Frantz – écriture de plateau, mise en scène de Marc Granier
C’est le charme du OFF que de ménager de merveilleuses surprises. Frantz en est une. Une bande de jeunes comédiens menés par un chef tout aussi juvénile a concocté un spectacle autour du mime, sauf que c’est bien plus que cela. Il y a effectivement sur le plateau Frantz (Paul Ménage) qui mime, mais cela ne l’empêche pas de dialoguer avec son père lorsque son partenaire (Louis Kientz) endosse ce rôle et quitte celui de narrateur. Il y a donc un narrateur qui accompagne le mime, ce qui nous éloigne du mime pur et des séquences dialoguées ce qui nous en éloigne encore plus. Et puis il y a ces trois personnages à l’arrière-plan, qui derrière un établi, qui derrière des étagères encombrés d’outils reconnaissables (comme des clefs plates qui pendent dans le vide) ou d’objets indéfinissables. Car les trois comédiens debout au fond de la scène (Samy Morri, Chloé Lloret Para et Chloé Louis sont des bruiteurs chargés de l’accompagnement musical (incluant parfois des paroles volontairement peu compréhensibles). Une fois seulement, S. Morri avancera jusqu’à l’avant-scène pour un très bref dialogue avec Frantz.

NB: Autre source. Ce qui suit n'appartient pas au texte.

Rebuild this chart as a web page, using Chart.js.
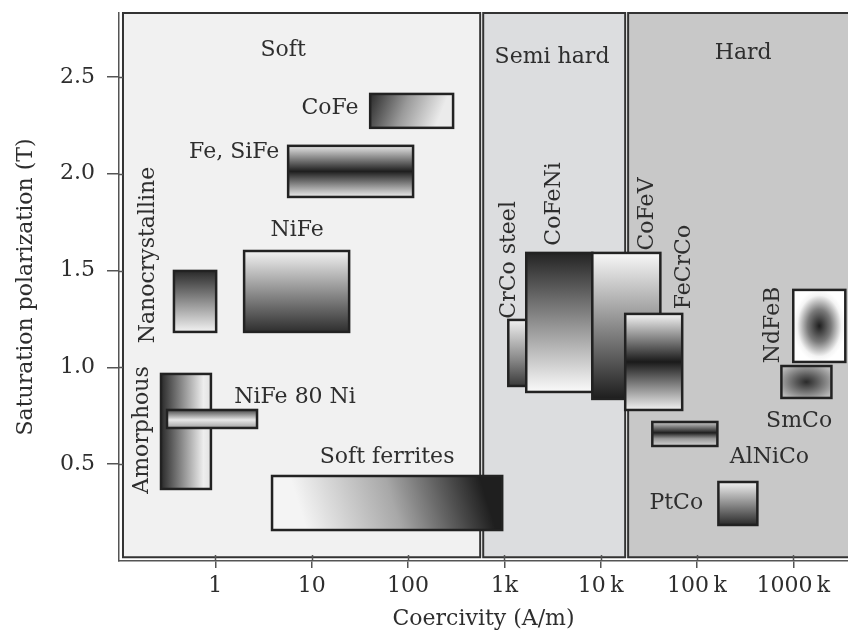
<!DOCTYPE html>
<html>
<head>
<meta charset="utf-8">
<script src="https://cdn.jsdelivr.net/npm/chart.js@4.4.1/dist/chart.umd.min.js"></script>
<style>
  html, body { margin: 0; padding: 0; background: #fff; overflow: hidden; }
  #wrap { width: 848px; height: 635px; position: relative; }
</style>
</head>
<body>
<div id="wrap"><canvas id="chart"></canvas></div>
<script>
/* ---- Data: coercivity (A/m) and saturation polarization (T) ranges ---- */
const materials = [
  "Amorphous", "NiFe 80 Ni", "Nanocrystalline", "NiFe", "Fe, SiFe", "CoFe",
  "Soft ferrites", "CrCo steel", "CoFeNi", "CoFeV", "FeCrCo", "AlNiCo",
  "PtCo", "NdFeB", "SmCo",
];
const hcLow  = [0.273, 0.315, 0.372, 1.99, 5.7, 40.5, 3.88, 1100, 1690, 8200, 18000, 34400, 167000, 1.0e6, 753000];
const hcHigh = [0.90, 2.71, 1.02, 24.5, 113, 294, 951, 1690, 8200, 41700, 70300, 163000, 424000, 3.47e6, 2.49e6];
const jsLow  = [0.372, 0.687, 1.183, 1.183, 1.88, 2.237, 0.16, 0.904, 0.873, 0.837, 0.78, 0.594, 0.186, 1.028, 0.842];
const jsHigh = [0.966, 0.78, 1.498, 1.601, 2.144, 2.412, 0.439, 1.245, 1.591, 1.591, 1.276, 0.718, 0.408, 1.40, 1.007];

const regionNames = ["Soft", "Semi hard", "Hard"];
const regionFrom  = [0.11, 604, 19300];
const regionTo    = [562, 17990, 3.7e6];

const xTickValues = [1, 10, 100, 1e3, 1e4, 1e5, 1e6];
const xTickLabels = ["1", "10", "100", "1k", "10\u2009k", "100\u2009k", "1000\u2009k"];
const yTickValues = [0.5, 1.0, 1.5, 2.0, 2.5];

/* ---- Styles ---- */
const FONT = "DejaVu Serif";
const TEXT = "#2e2e2e";
const X_MIN = 0.1, X_MAX = 3.7e6, Y_MIN = 0, Y_MAX = 2.83, REGION_BOTTOM = 0.02;
const regionFill = ["#f1f1f1", "#dcdddf", "#c8c8c8"];

// gradient specs, box-relative
const shades = {
  "Amorphous":      { lin: [0, 0, 1, 0], stops: [[0, "#2a2a2a"], [0.85, "#eeeeee"], [1, "#e2e2e2"]] },
  "NiFe 80 Ni":     { lin: [0, 0, 0, 1], stops: [[0, "#4a4a4a"], [0.55, "#e8e8e8"], [1, "#a0a0a0"]] },
  "Nanocrystalline":{ lin: [0, 0, 0, 1], stops: [[0, "#2a2a2a"], [1, "#f2f2f2"]] },
  "NiFe":           { lin: [0, 0, 0, 1], stops: [[0, "#f2f2f2"], [1, "#2e2e2e"]] },
  "Fe, SiFe":       { lin: [0, 0, 0, 1], stops: [[0, "#e6e6e6"], [0.5, "#1e1e1e"], [1, "#ececec"]] },
  "CoFe":           { lin: [0, 0.1, 0.8, 0.9], stops: [[0, "#2e2e2e"], [0.5, "#9a9a9a"], [1, "#ebebeb"]] },
  "Soft ferrites":  { lin: [0.15, 1, 0.9, 0], stops: [[0, "#f4f4f4"], [0.5, "#a8a8a8"], [1, "#1f1f1f"]] },
  "CrCo steel":     { lin: [0, 0, 0, 1], stops: [[0, "#f0f0f0"], [0.6, "#888"], [1, "#3a3a3a"]] },
  "CoFeNi":         { lin: [0, 0, 0, 1], stops: [[0, "#242424"], [1, "#fafafa"]] },
  "CoFeV":          { lin: [0, 0, 0, 1], stops: [[0, "#f8f8f8"], [1, "#1e1e1e"]] },
  "FeCrCo":         { lin: [0, 0, 0, 1], stops: [[0, "#f4f4f4"], [0.5, "#1a1a1a"], [1, "#f2f2f2"]] },
  "AlNiCo":         { lin: [0, 0, 0, 1], stops: [[0, "#cfcfcf"], [0.45, "#1e1e1e"], [0.7, "#999"], [1, "#d5d5d5"]] },
  "PtCo":           { lin: [0, 0, 0, 1], stops: [[0, "#f2f2f2"], [1, "#2a2a2a"]] },
  "NdFeB":          { rad: 1.0, stops: [[0, "#1e1e1e"], [0.45, "#7a7a7a"], [0.85, "#f4f4f4"], [1, "#ffffff"]] },
  "SmCo":           { rad: 1.2, stops: [[0, "#2a2a2a"], [0.35, "#5a5a5a"], [1, "#b8b8b8"]] },
};

// text annotations: [text, x value, y value, rotated]
const notes = [
  ["Soft", 5.05, 2.64, false],
  ["Semi hard", 3130, 2.60, false],
  ["Hard", 302000, 2.62, false],
  ["CoFe", 15.5, 2.34, false],
  ["Fe, SiFe", 1.57, 2.11, false],
  ["NiFe", 7.06, 1.71, false],
  ["Nanocrystalline", 0.2, 1.58, true],
  ["Amorphous", 0.174, 0.677, true],
  ["NiFe 80 Ni", 6.73, 0.847, false],
  ["Soft ferrites", 60.7, 0.537, false],
  ["CrCo steel", 1125, 1.555, true],
  ["CoFeNi", 3300, 1.844, true],
  ["CoFeV", 30500, 1.792, true],
  ["FeCrCo", 74000, 1.518, true],
  ["NdFeB", 621000, 1.219, true],
  ["SmCo", 1.15e6, 0.723, false],
  ["AlNiCo", 565000, 0.537, false],
  ["PtCo", 61000, 0.30, false],
];

function makeShade(ctx, spec, x0, y0, w, h) {
  const l = spec.lin;
  const g = ctx.createLinearGradient(x0 + l[0] * w, y0 + l[1] * h, x0 + l[2] * w, y0 + l[3] * h);
  spec.stops.forEach(([o, c]) => g.addColorStop(o, c));
  return g;
}

function fillRadial(ctx, spec, x0, y0, w, h) {
  ctx.save();
  ctx.beginPath();
  ctx.rect(x0, y0, w, h);
  ctx.clip();
  ctx.translate(x0 + w / 2, y0 + h / 2);
  ctx.scale(w / 2, h / 2);
  const g = ctx.createRadialGradient(0, 0, 0, 0, 0, spec.rad);
  spec.stops.forEach(([o, c]) => g.addColorStop(o, c));
  ctx.fillStyle = g;
  ctx.fillRect(-1, -1, 2, 2);
  ctx.restore();
}

/* ---- Plugin: regions, material boxes, labels ---- */
const boxPlugin = {
  id: "boxes",
  beforeDatasetsDraw(chart) {
    const { ctx, scales: { x, y } } = chart;
    ctx.save();
    ctx.strokeStyle = "#333";
    ctx.lineWidth = 2;

    regionNames.forEach((name, i) => {
      const x0 = x.getPixelForValue(regionFrom[i]);
      const x1 = x.getPixelForValue(regionTo[i]);
      const y0 = y.getPixelForValue(Y_MAX);
      const y1 = y.getPixelForValue(REGION_BOTTOM);
      ctx.fillStyle = regionFill[i];
      ctx.fillRect(x0, y0, x1 - x0, y1 - y0);
      ctx.beginPath();
      if (i === regionNames.length - 1) {
        ctx.moveTo(x1 + 2, y0);
        ctx.lineTo(x0, y0);
        ctx.lineTo(x0, y1);
        ctx.lineTo(x1 + 2, y1);
      } else {
        ctx.rect(x0, y0, x1 - x0, y1 - y0);
      }
      ctx.stroke();
    });

    ctx.lineWidth = 2.5;
    ctx.strokeStyle = "#222";
    materials.forEach((name, i) => {
      const x0 = x.getPixelForValue(hcLow[i]);
      const x1 = x.getPixelForValue(hcHigh[i]);
      const y0 = y.getPixelForValue(jsHigh[i]);
      const y1 = y.getPixelForValue(jsLow[i]);
      const spec = shades[name];
      if (spec.rad) {
        fillRadial(ctx, spec, x0, y0, x1 - x0, y1 - y0);
      } else {
        ctx.fillStyle = makeShade(ctx, spec, x0, y0, x1 - x0, y1 - y0);
        ctx.fillRect(x0, y0, x1 - x0, y1 - y0);
      }
      ctx.strokeRect(x0, y0, x1 - x0, y1 - y0);
    });

    ctx.fillStyle = TEXT;
    ctx.font = "22px '" + FONT + "'";
    ctx.textAlign = "center";
    ctx.textBaseline = "middle";
    notes.forEach(([text, vx, vy, rot]) => {
      const px = x.getPixelForValue(vx);
      const py = y.getPixelForValue(vy);
      ctx.save();
      ctx.translate(px, py);
      if (rot) ctx.rotate(-Math.PI / 2);
      ctx.fillText(text, 0, 0);
      ctx.restore();
    });
    ctx.restore();
  },
  afterDraw(chart) {
    // short inner part of the tick marks
    const { ctx, chartArea, scales: { x, y } } = chart;
    ctx.save();
    ctx.strokeStyle = "#555";
    ctx.lineWidth = 1.5;
    ctx.beginPath();
    xTickValues.forEach((v) => {
      const px = Math.round(x.getPixelForValue(v)) + 0.5;
      ctx.moveTo(px, chartArea.bottom);
      ctx.lineTo(px, chartArea.bottom - 6);
    });
    yTickValues.forEach((v) => {
      const py = Math.round(y.getPixelForValue(v)) + 0.5;
      ctx.moveTo(chartArea.left, py);
      ctx.lineTo(chartArea.left + 4, py);
    });
    ctx.stroke();
    ctx.restore();
  },
};

const tickFont = { family: FONT, size: 22 };

new Chart(document.getElementById("chart"), {
  type: "scatter",
  data: { datasets: [{ data: [], pointRadius: 0 }] },
  options: {
    responsive: true,
    maintainAspectRatio: false,
    animation: false,
    events: [],
    layout: { padding: 0 },
    plugins: { legend: { display: false }, tooltip: { enabled: false } },
    scales: {
      x: {
        type: "logarithmic",
        min: X_MIN,
        max: X_MAX,
        afterBuildTicks: (s) => { s.ticks = xTickValues.map((v) => ({ value: v })); },
        afterFit: (s) => { s.height = 74; s.paddingLeft = 0; s.paddingRight = 0; },
        ticks: {
          callback: (v, i) => xTickLabels[i],
          font: tickFont, color: TEXT, padding: 5,
          maxRotation: 0, autoSkip: false,
        },
        grid: { drawOnChartArea: false, tickLength: 7, color: "#555", lineWidth: 1.5 },
        border: { color: "#555", width: 1.5 },
        title: {
          display: true, text: "Coercivity (A/m)",
          font: tickFont, color: TEXT, padding: { top: 0, bottom: 3 },
        },
      },
      y: {
        type: "linear",
        min: Y_MIN,
        max: Y_MAX,
        afterBuildTicks: (s) => { s.ticks = yTickValues.map((v) => ({ value: v })); },
        afterFit: (s) => { s.width = 119; s.paddingTop = 13; s.paddingBottom = 0; },
        ticks: {
          callback: (v) => v.toFixed(1),
          font: tickFont, color: TEXT, padding: 12,
        },
        grid: { drawOnChartArea: false, tickLength: 12, color: "#555", lineWidth: 1.5 },
        border: { color: "#555", width: 1.5 },
        title: {
          display: true, text: "Saturation polarization (T)",
          font: tickFont, color: TEXT, padding: { top: 13, bottom: 0 },
        },
      },
    },
  },
  plugins: [boxPlugin],
});
</script>
</body>
</html>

L’originalité ne suffit pas pour faire un bon spectacle, évidemment. En dehors de ces ingrédients indispensables que sont de bons comédiens et une mise en scène au cordeau, conditions réunies ici, il faut encore une belle histoire, drôle ou triste. Ici la triste et belle histoire de Frantz, un individu ordinaire dont la vie se déglingue quand il perd coup sur coup son père et son travail. La relation entre le père et le fils est formidablement émouvante [on préfère ne pas la comparer avec celle ébauchée dans la pièce à l’esbroufe, Le Septième Jour, jouée parallèlement dans le IN – la réussite au théâtre n’est pas une question de moyens financiers (la survie des comédiens en est une, évidemment)].
Le bruitage est impressionnant (un exemple : le bruit des vagues, à la fin). L. Kientz est fascinant dès qu’il prend la parole. Un bémol : même si P. Ménage est un bon mime avec son regard ahuri, tous ses gestes ne sont pas aisément interprétables, surtout au début quand Frantz est dans son cadre professionnel.